(1) This is the same tune as FORTUNE MY FOE. - See POPULAR MUSIC OF THE OLDEN TIME, p. 162.
(2) This word seems to be used here in the sense of the French verb METTRE, to put, to place.
(3) The stall copies read 'Gamble bold.'
(4) In the Roxburgh Collection is a copy of this ballad, in which the catastrophe is brought about in a different manner. When the young lady finds that she is to be drowned, she very leisurely makes a particular examination of the place of her intended destruction, and raises an objection to some nettles which are growing on the banks of the stream; these she requires to be removed, in the following poetical stanza:-
'Go fetch the sickle, to crop the nettle, That grows so near the brim; For fear it should tangle my golden locks, Or freckle my milk-white skin.'
A request so elegantly made is gallantly complied with by the treacherous knight, who, while engaged in 'cropping' the nettles, is pushed into the stream.

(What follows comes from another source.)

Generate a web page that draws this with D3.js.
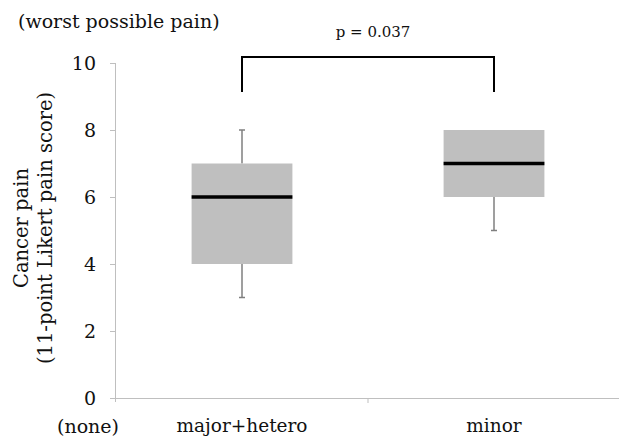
<!DOCTYPE html>
<html>
<head>
<meta charset="utf-8">
<script src="https://cdn.jsdelivr.net/npm/d3@7"></script>
<style>
  body { margin: 0; background: #fff; }
  svg { display: block; }
  text { font-family: "DejaVu Serif", "Liberation Serif", serif; fill: #111; }
</style>
</head>
<body>
<div id="chart"></div>
<script>
var categories = ["major+hetero", "minor"];
var mins = [3, 5];
var q1s = [4, 6];
var medians = [6, 7];
var q3s = [7, 8];
var maxs = [8, 8];
var yTicks = [0, 2, 4, 6, 8, 10];
var pLabel = "p = 0.037";

var width = 619, height = 443;
var axisColor = "#bfbfbf";

var svg = d3.select("#chart").append("svg")
    .attr("width", width)
    .attr("height", height);

var y = d3.scaleLinear().domain([0, 10]).range([398, 63]);
var x = d3.scaleBand().domain(categories).range([116, 620]).padding(0);
var boxW = x.bandwidth() * 0.4;

// y axis
var yAxis = svg.append("g")
    .attr("transform", "translate(116,0)")
    .call(d3.axisLeft(y).tickValues(yTicks).tickSize(6).tickPadding(14));
yAxis.select(".domain").attr("stroke", axisColor).attr("d", "M-0.5," + y(10) + "V" + (y(0) + 4));
yAxis.selectAll(".tick line").attr("stroke", axisColor);
yAxis.selectAll(".tick text")
    .style("font-family", "DejaVu Serif")
    .style("font-size", "19px")
    .attr("fill", "#111");

// x axis
var xAxis = svg.append("g")
    .attr("transform", "translate(0," + y(0) + ")")
    .call(d3.axisBottom(x).tickSize(0).tickPadding(21));
xAxis.select(".domain").attr("stroke", axisColor).attr("d", "M110,0.5H620");
xAxis.selectAll(".tick text")
    .style("font-family", "DejaVu Serif")
    .style("font-size", "18.5px")
    .attr("fill", "#111");
// tick between categories
svg.append("line")
    .attr("x1", x(categories[1])).attr("x2", x(categories[1]))
    .attr("y1", y(0)).attr("y2", y(0) + 5)
    .attr("stroke", axisColor);

svg.append("text")
    .attr("x", 88).attr("y", y(0) + 35)
    .attr("text-anchor", "middle")
    .style("font-size", "19px")
    .text("(none)");

svg.append("text")
    .attr("x", 18).attr("y", 28)
    .style("font-size", "19px")
    .text("(worst possible pain)");

// y title
var yt = svg.append("text")
    .attr("transform", "translate(0,228) rotate(-90)")
    .attr("text-anchor", "middle")
    .style("font-size", "19.5px");
yt.append("tspan").attr("x", 0).attr("y", 28).text("Cancer pain");
yt.append("tspan").attr("x", 0).attr("y", 52).text("(11-point Likert pain score)");

// boxes
var boxes = svg.selectAll(".box").data(categories).enter().append("g")
    .attr("class", "box");

boxes.each(function (c, i) {
  var g = d3.select(this);
  var cx = x(c) + x.bandwidth() / 2;
  if (mins[i] < q1s[i]) {
    g.append("line").attr("x1", cx).attr("x2", cx)
        .attr("y1", y(q1s[i])).attr("y2", y(mins[i]))
        .attr("stroke", "#7f7f7f").attr("stroke-width", 1.5);
    g.append("line").attr("x1", cx - 3).attr("x2", cx + 3)
        .attr("y1", y(mins[i])).attr("y2", y(mins[i]))
        .attr("stroke", "#7f7f7f").attr("stroke-width", 1.5);
  }
  if (maxs[i] > q3s[i]) {
    g.append("line").attr("x1", cx).attr("x2", cx)
        .attr("y1", y(q3s[i])).attr("y2", y(maxs[i]))
        .attr("stroke", "#7f7f7f").attr("stroke-width", 1.5);
    g.append("line").attr("x1", cx - 3).attr("x2", cx + 3)
        .attr("y1", y(maxs[i])).attr("y2", y(maxs[i]))
        .attr("stroke", "#7f7f7f").attr("stroke-width", 1.5);
  }
  g.append("rect")
      .attr("x", cx - boxW / 2).attr("width", boxW)
      .attr("y", y(q3s[i])).attr("height", y(q1s[i]) - y(q3s[i]))
      .attr("fill", "#bfbfbf");
  g.append("line")
      .attr("x1", cx - boxW / 2).attr("x2", cx + boxW / 2)
      .attr("y1", y(medians[i])).attr("y2", y(medians[i]))
      .attr("stroke", "#000").attr("stroke-width", 3.5);
});

// significance bracket
var c0 = x(categories[0]) + x.bandwidth() / 2;
var c1 = x(categories[1]) + x.bandwidth() / 2;
svg.append("path")
    .attr("d", "M" + c0 + ",92V57H" + c1 + "V92")
    .attr("fill", "none")
    .attr("stroke", "#000")
    .attr("stroke-width", 2);
svg.append("text")
    .attr("x", (c0 + c1) / 2 + 5).attr("y", 37)
    .attr("text-anchor", "middle")
    .style("font-size", "15px")
    .text(pLabel);
</script>
</body>
</html>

(5) A TINKER is still so called in the north of England.
(6) This poor minstrel was born at the village of Rylstone, in Craven, the scene of Wordsworth's WHITE DOE OF RYLSTONE. King was always called 'the Skipton Minstrel;' and he merited that name, for he was not a mere player of jigs and country dances, but a singer of heroic ballads, carrying his hearers back to the days of chivalry and royal adventure, when the King of England called up Cheshire and Lancashire to fight the King of France, and monarchs sought the greenwood tree, and hob-a-nobbed with tinkers, knighting these Johns of the Dale as a matter of poetical justice and high sovereign prerogative. Francis King was a character. His physiognomy was striking and peculiar; and, although there was nothing of the rogue in its expression, for an honester fellow never breathed, he might have sat for Wordsworth's 'Peter Bell.' He combined in a rare degree the qualities of the mime and the minstrel, and his old jokes, and older ballads and songs, always ensured him a hearty welcome. He was lame, in consequence of one leg being shorter than the other, and his limping gait used to give occasion to the remark that 'few Kings had had more ups and downs in the world.' He met his death by drowning on the night of December 13, 1844. He had been at a 'merry-making' at Gargrave, in Craven, and it is supposed that, owing to the darkness of the night, he mistook the road, and walked into the river. As a musician his talents were creditable; and his name will long survive in the village records. The minstrel's grave is in the quiet churchyard of Gargrave. Further particulars of Francis King may be seen in Dixon's STORIES OF THE CRAVEN DALES, published by Tasker and Son, of Skipton.